Give back exactly the lines from the beginning of the listing below to the line holding "import * as", both ends included; the pictures stay out.
[Start Data segment]
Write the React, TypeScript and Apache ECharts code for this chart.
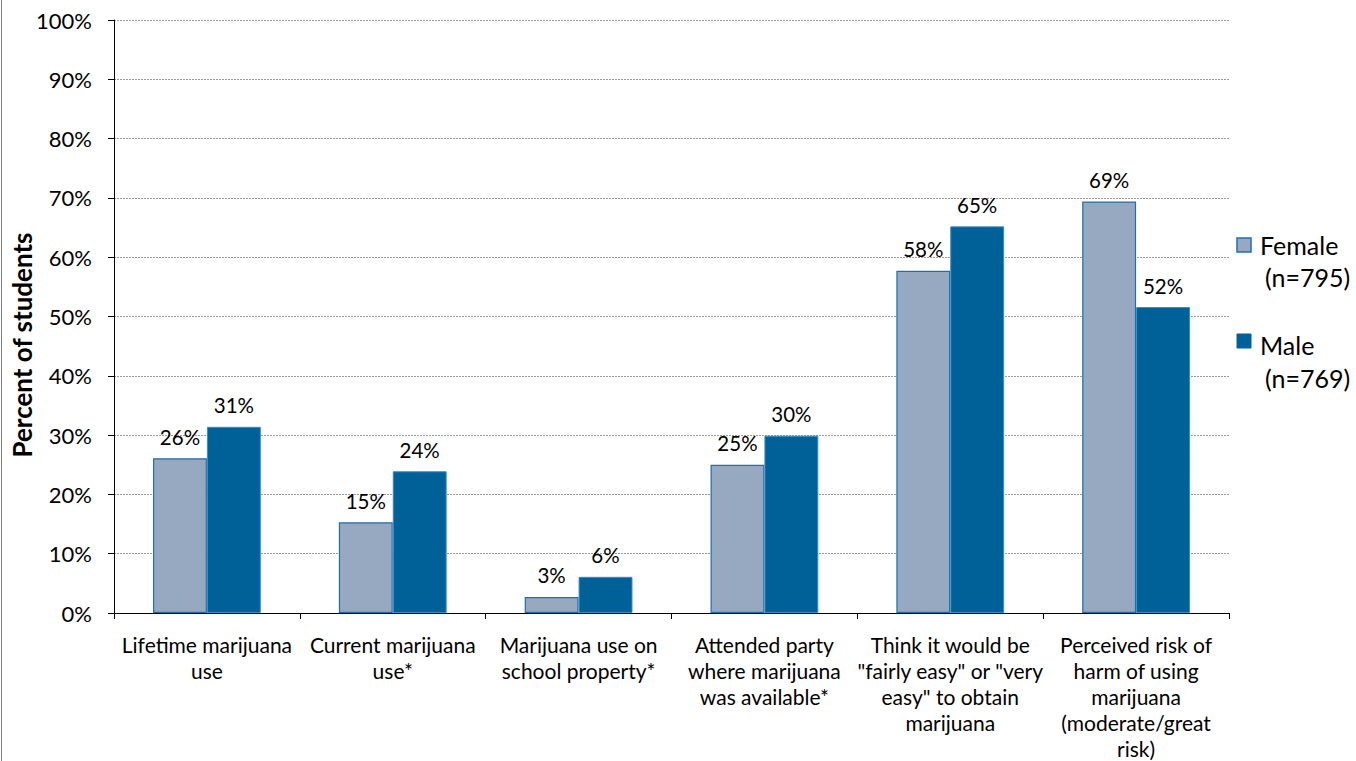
import React, { useEffect, useRef } from "react";
import * as echarts from "echarts";

const categories = [
  "Lifetime marijuana\nuse",
  "Current marijuana\nuse*",
  "Marijuana use on\nschool property*",
  "Attended party\nwhere marijuana\nwas available*",
  "Think it would be\n\"fairly easy\" or \"very\neasy\" to obtain\nmarijuana",
  "Perceived risk of\nharm of using\nmarijuana\n(moderate/great\nrisk)",
];
const female = [26.1, 15.3, 2.7, 25.0, 57.7, 69.4];
const male = [31.4, 23.9, 6.1, 29.9, 65.2, 51.6];
const yTicks = { min: 0, max: 100, interval: 10 };
const legendNames = [
  { name: "Female", n: "(n=795)" },
  { name: "Male", n: "(n=769)" },
];

const FONT = "Lato, 'Open Sans', sans-serif";
const FEMALE_COLOR = "#97A9C1";
const FEMALE_BORDER = "#1F6FAE";
const MALE_COLOR = "#006199";
const MALE_BORDER = "#3A8CC6";

export default function App() {
  const ref = useRef<HTMLDivElement>(null);
  useEffect(() => {
    if (!ref.current) return;
    const chart = echarts.init(ref.current, null, { renderer: "svg" });
    const label = {
      show: true,
      position: "top" as const,
      distance: 11,
      color: "#000",
      fontFamily: FONT,
      fontSize: 20.5,
      formatter: (p: any) => Math.round(p.value) + "%",
    };
    const legendText = (text: string, x: number, y: number) => ({
      type: "text",
      x,
      y,
      style: {
        text,
        fontFamily: FONT,
        fontSize: 25,
        fill: "#000",
        verticalAlign: "middle",
      },
    });
    chart.setOption({
      animation: false,
      backgroundColor: "#fff",
      grid: { left: 114, right: 127, top: 20, bottom: 147, containLabel: false },
      xAxis: {
        type: "category",
        data: categories,
        axisLine: { lineStyle: { color: "#000", width: 1 } },
        axisTick: { show: true, length: 6, lineStyle: { color: "#000" } },
        axisLabel: {
          interval: 0,
          color: "#000",
          fontFamily: FONT,
          fontSize: 21,
          lineHeight: 26,
          margin: 18,
          align: "center",
        },
      },
      yAxis: {
        type: "value",
        min: yTicks.min,
        max: yTicks.max,
        interval: yTicks.interval,
        axisLine: { show: true, lineStyle: { color: "#000", width: 1 } },
        axisTick: { show: true, length: 6, lineStyle: { color: "#000" } },
        axisLabel: {
          formatter: "{value}%",
          color: "#000",
          fontFamily: FONT,
          fontSize: 22,
          margin: 22,
        },
        splitLine: { show: true, lineStyle: { color: "#9a9a9a", type: [2, 1], width: 1 } },
      },
      series: [
        {
          name: "Female (n=795)",
          type: "bar",
          data: female,
          barGap: "0%",
          barCategoryGap: "42%",
          itemStyle: { color: FEMALE_COLOR, borderColor: FEMALE_BORDER, borderWidth: 1.2 },
          label,
        },
        {
          name: "Male (n=769)",
          type: "bar",
          data: male,
          barGap: "0%",
          barCategoryGap: "42%",
          itemStyle: { color: MALE_COLOR, borderColor: MALE_BORDER, borderWidth: 1 },
          label,
        },
      ],
      graphic: [
        {
          type: "line",
          shape: { x1: 1.5, y1: 0, x2: 1.5, y2: 761 },
          style: { stroke: "#808080", lineWidth: 1 },
        },
        {
          type: "text",
          x: 22,
          y: 345,
          rotation: Math.PI / 2,
          style: {
            text: "Percent of students",
            fontFamily: FONT,
            fontSize: 26,
            fontWeight: "bold",
            fill: "#000",
            align: "center",
            verticalAlign: "middle",
          },
        },
        {
          type: "rect",
          shape: { x: 1237, y: 238, width: 14, height: 14 },
          style: { fill: FEMALE_COLOR, stroke: FEMALE_BORDER, lineWidth: 1.5 },
        },
        legendText(legendNames[0].name, 1260, 245),
        legendText(legendNames[0].n, 1265, 277),
        {
          type: "rect",
          shape: { x: 1237, y: 334, width: 14, height: 14 },
          style: { fill: MALE_COLOR, stroke: MALE_COLOR, lineWidth: 1 },
        },
        legendText(legendNames[1].name, 1260, 345),
        legendText(legendNames[1].n, 1265, 378),
      ],
    });
    return () => chart.dispose();
  }, []);
  return (
    <div
      ref={ref}
      style={{ position: "absolute", left: 0, top: 0, width: 1356, height: 761 }}
    />
  );
}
[End Data segment]
Reply:
Write the React, TypeScript and Apache ECharts code for this chart.
import React, { useEffect, useRef } from "react";
import * as echarts from "echarts";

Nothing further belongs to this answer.